New Brunswick Premier Bernard Lord has a strategy. He saw the impact of the McKenna Miracle and attracted 37 companies, creating 8,023 new jobs. Companies, including Rogers Communications, Imperial Oil, IBM, AOL, Center Beam and Exxon Mobil, have been welcomed.

Now, from his outside perspective Premier Lord is piggybacking on McKenna’s strategy. It is true that most of the miniscule job creation over the past six years has been call centre expansions but I would hardly call this a strategy.

His characterizations of Nova Scotia are much more accurate:

Nova Scotia has taken the contact centre sector to “the next level” in creating higher-end careers. On Nov. 26, 2005, Hamm, Jim Balsillie, co-CEO of Research In Motion Ltd. (RIM), and Stephen Lund, CEO of Nova Scotia Business Inc., announced a 1,200-person Level 3 and 4 technical support centre. RIM will invest $230 million and employ college and university graduates at $45,000-$48,000 annually and offer careers for the 40,000 college and university students attending Nova Scotia institutions.

He concludes:

According to Statistics Canada, Manitoba experienced a net loss of 6,211 people (mainly to Alberta and British Columbia) in the first nine months of 2005. Can we now add Nova Scotia as a destination for “our best and brightest” searching for rewarding careers because of Manitoba’s lack of vision for the knowledge economy?
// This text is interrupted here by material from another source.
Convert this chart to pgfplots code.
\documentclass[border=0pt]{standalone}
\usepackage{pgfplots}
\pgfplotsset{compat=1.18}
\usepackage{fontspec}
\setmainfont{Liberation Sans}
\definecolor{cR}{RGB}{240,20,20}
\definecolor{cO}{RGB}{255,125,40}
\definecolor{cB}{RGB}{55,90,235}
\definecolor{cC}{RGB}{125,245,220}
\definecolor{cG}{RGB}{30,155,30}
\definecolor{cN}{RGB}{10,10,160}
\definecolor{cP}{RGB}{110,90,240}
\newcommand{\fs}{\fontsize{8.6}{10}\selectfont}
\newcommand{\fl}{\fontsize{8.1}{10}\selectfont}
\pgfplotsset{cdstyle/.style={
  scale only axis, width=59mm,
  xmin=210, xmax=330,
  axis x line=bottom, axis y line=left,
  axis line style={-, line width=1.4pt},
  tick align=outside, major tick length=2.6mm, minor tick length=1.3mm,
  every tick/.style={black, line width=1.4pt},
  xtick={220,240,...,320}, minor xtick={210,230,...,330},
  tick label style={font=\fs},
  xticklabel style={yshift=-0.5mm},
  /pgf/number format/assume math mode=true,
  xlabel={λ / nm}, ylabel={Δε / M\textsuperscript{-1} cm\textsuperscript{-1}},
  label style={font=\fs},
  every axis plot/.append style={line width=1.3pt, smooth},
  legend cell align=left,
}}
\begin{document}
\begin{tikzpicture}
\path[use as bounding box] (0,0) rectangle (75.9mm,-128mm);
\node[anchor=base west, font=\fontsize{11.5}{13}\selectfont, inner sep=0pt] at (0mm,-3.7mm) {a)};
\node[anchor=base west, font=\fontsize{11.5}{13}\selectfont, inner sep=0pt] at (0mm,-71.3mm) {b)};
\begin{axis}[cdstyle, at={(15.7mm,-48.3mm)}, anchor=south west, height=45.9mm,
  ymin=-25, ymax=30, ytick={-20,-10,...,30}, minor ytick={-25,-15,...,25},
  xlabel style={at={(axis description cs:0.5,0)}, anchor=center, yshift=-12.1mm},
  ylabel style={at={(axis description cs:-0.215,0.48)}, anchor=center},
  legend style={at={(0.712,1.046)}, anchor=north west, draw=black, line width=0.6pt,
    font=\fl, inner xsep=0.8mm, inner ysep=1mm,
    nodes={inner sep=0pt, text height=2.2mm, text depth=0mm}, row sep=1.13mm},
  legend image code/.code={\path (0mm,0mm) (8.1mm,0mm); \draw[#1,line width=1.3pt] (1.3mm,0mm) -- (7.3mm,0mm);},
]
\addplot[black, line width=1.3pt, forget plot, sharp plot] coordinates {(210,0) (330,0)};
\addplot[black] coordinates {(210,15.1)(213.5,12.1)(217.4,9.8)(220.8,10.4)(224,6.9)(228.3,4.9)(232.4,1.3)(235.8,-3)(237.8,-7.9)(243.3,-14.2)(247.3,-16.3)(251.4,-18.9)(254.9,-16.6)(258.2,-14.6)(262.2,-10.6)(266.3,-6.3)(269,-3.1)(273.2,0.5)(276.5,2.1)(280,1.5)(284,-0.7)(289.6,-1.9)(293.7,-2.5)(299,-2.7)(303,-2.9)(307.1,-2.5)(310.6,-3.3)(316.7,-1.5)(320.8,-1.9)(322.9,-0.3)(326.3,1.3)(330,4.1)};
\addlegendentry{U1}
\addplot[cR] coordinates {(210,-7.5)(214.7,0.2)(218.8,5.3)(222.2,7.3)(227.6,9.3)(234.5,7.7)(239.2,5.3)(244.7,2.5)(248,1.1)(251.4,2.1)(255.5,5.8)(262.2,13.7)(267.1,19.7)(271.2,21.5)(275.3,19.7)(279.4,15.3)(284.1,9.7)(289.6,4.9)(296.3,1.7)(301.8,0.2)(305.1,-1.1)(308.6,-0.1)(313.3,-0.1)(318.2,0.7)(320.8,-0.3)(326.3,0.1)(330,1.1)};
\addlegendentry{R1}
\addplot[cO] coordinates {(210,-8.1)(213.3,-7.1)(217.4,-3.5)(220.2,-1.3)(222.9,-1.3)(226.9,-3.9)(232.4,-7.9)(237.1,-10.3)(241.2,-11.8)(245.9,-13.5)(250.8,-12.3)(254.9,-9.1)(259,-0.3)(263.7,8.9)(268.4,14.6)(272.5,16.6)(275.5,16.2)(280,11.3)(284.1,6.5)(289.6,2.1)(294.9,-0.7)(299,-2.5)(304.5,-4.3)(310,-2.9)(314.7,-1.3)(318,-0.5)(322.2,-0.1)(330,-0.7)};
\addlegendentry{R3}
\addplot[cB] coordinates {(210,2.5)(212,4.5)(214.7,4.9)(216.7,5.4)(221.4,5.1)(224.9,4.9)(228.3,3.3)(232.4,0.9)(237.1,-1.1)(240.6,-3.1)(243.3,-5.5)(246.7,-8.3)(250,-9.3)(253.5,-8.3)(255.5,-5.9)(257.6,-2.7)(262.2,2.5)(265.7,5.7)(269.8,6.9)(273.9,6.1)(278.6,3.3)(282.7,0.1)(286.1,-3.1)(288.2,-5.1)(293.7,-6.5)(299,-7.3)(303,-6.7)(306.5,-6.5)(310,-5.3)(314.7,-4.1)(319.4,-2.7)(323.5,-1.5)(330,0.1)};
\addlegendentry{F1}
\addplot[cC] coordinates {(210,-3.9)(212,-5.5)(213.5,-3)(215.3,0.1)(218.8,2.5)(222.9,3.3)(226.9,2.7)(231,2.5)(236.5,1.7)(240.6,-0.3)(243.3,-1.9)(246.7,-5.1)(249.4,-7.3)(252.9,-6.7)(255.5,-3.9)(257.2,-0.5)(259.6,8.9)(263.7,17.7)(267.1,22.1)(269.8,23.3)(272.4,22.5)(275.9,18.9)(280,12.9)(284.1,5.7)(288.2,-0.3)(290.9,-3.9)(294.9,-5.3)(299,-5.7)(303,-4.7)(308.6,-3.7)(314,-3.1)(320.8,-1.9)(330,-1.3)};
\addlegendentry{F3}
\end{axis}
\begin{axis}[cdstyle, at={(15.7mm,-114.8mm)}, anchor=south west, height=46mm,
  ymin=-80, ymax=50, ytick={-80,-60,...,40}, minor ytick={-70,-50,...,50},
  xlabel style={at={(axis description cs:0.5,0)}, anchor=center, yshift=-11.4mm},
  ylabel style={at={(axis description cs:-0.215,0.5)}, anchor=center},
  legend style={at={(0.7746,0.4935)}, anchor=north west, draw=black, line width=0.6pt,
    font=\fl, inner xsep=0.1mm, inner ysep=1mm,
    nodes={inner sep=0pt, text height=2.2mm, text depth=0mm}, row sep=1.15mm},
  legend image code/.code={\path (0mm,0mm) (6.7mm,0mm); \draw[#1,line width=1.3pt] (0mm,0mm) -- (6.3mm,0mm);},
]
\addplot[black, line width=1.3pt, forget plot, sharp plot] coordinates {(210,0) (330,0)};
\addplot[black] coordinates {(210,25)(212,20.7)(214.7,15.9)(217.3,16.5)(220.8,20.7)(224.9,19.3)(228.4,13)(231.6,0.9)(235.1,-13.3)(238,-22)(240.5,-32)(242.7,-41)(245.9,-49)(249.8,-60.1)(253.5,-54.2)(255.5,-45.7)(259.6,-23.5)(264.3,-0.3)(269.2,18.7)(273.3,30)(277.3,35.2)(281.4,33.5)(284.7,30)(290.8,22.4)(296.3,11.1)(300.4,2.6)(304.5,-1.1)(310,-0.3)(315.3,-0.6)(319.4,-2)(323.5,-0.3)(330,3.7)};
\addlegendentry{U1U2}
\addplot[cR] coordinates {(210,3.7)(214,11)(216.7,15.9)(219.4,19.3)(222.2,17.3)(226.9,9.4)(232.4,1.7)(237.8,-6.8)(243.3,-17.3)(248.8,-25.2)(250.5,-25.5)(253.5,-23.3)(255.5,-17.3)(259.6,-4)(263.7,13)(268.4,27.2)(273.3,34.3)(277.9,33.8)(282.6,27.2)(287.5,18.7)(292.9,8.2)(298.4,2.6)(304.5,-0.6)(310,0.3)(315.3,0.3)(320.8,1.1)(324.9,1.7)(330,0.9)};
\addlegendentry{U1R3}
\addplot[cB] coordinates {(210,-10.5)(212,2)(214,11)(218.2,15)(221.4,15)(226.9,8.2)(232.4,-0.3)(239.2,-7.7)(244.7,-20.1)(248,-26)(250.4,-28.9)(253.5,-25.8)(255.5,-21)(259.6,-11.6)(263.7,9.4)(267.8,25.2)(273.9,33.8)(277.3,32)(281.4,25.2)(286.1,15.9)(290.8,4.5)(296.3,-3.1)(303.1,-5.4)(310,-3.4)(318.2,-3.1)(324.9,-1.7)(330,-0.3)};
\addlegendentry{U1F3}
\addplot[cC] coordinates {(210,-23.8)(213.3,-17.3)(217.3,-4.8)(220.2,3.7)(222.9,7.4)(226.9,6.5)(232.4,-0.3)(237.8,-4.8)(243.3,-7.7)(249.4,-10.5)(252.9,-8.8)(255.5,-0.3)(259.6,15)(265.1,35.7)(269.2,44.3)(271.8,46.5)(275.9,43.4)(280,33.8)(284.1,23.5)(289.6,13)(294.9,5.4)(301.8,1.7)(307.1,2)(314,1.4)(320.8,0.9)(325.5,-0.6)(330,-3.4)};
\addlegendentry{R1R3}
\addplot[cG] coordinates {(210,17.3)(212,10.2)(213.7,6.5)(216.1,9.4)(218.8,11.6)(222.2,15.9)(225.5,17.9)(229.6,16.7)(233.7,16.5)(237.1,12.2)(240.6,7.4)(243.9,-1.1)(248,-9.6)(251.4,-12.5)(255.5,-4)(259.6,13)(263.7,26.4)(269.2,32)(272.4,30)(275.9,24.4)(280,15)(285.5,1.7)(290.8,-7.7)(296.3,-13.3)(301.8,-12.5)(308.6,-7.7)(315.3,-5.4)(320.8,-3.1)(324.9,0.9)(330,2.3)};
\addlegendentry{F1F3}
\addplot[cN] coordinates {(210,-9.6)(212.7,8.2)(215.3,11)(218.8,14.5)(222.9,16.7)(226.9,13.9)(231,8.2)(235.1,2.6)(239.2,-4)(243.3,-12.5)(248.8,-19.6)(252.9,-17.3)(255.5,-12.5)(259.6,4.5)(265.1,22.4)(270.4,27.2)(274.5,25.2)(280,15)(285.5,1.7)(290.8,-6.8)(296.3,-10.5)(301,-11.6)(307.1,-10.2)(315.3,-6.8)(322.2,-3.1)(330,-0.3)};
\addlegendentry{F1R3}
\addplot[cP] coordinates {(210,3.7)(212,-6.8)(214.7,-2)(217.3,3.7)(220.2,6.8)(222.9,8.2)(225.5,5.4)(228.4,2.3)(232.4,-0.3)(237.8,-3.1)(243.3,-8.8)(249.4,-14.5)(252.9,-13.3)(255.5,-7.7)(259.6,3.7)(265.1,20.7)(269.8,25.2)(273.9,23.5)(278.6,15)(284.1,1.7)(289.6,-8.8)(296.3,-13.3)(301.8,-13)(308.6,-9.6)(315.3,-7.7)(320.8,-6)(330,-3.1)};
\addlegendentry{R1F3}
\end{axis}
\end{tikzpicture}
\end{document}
Despite Steve’s obvious baggage (nostalgia for the 90s – I can relate) – he makes a series of good points.

If Nova Scotia can do it, why can’t Manitoba? Why can’t New Brunswick? If PEI can develop an aerospace cluster, why can’t NB?
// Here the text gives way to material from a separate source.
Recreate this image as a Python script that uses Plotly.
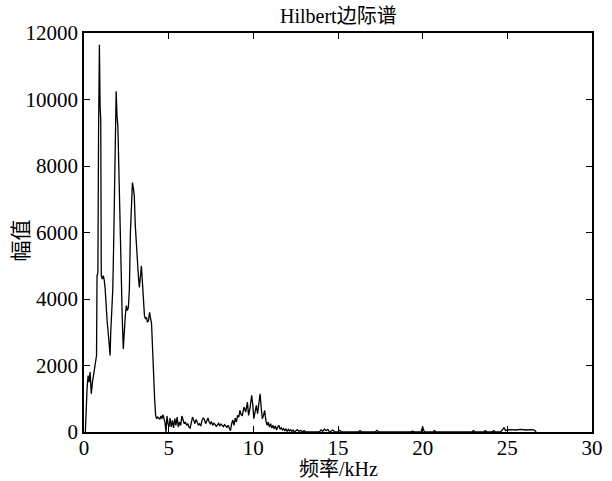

This entry was posted in Uncategorized. Bookmark the permalink.

0 Responses to Manitoba & New Brunswick – partners in decline

  1. Anonymous says:

    I think more examples should be forthcoming. It’s possible Nova Scotia ‘just got lucky’ with RIM. That’s hardly a ‘strategy’ either. I think a book on how PEI built an aerospace industry, that more than anything shows real government involvement in the economy in creating an industry. The sad fact is that with NAFTA all of Canada is becoming the new maritimes.

  2. Anonymous says:

    Steve Demmings’ Solution to Ailing Thunder Bay Economy: Low-Paying Call Centre Jobs

    In a recent edition of ExportWise published by Export Development Canada, Steve Demmings was quoted as advocating low-paying call centre jobs in replacement of high-paying resource-based jobs such as those until recently plentifully available in Thunder Bay’s forestry and pulp and paper sectors.

    The article entitled ‘Call Centres: Ringing in Profits’ reads as follows:

    According to Site Selection Canada [Demmings’ personal consulting firm], in the last three years 166 call centres were established in Canada, creating about 50,000 jobs. Of these, 60 per cent were smaller call centres located in tier two and tier three cities, with up to 300 employees. This would indicate an emerging opportunity in the smaller centres such as Thunder Bay, Sault Saint Marie, Bathurst and Sydney.

    “We have a strong infrastructure and a growing reputation for delivering quality service at an affordable price. The next step is to focus on education and training, especially in those resource-based communities where industries are dying. This is a great opportunity to build our skill level and give people meaningful jobs at decent salaries of $40,000 to $60,000 a year,” says Demmings.

    I don’t know what I find more reprehensible, the fact that Mr. Demmings clearly doesn’t understand the fact that call centres only pay their employee operators between $8.00/hr and $11.00/hr (i.e. $16,640 and $22,880 per year respectively based on a 40-hour work week), or the fact that notwithstanding Mr. Demmings’ palpable lack of understanding of the economic development needs of the City of Thunder Bay, that the CEDC has in its infinite wisdom hired Mr. Demmings to lead Thunder Bay out of economic decline.


  3. Anonymous says:

    In a recent article in a local Thunder Bay newspaper, Thunder Bay CEDC Founding CEO, Steve Demmings is quoted as saying: “In a changing world, Thunder Bay is miles ahead of many other communities that have been besieged by what’s happened in the forestry sector.”

    If that’s true, Steve then why is it that the Conference Board of Canada recently ranked Thunder Bay dead last as the worst city in Canada? Which Canadian city’s economy will you ruin next, Steve?


  4. Anonymous says:

    A rhetorical question for the members of Thunder Bay City Council:

    If a pathological bubble-blower whose ‘economic development strategy’ is little more than flatulence falls in a Thunder Bay forest, does he make a sound?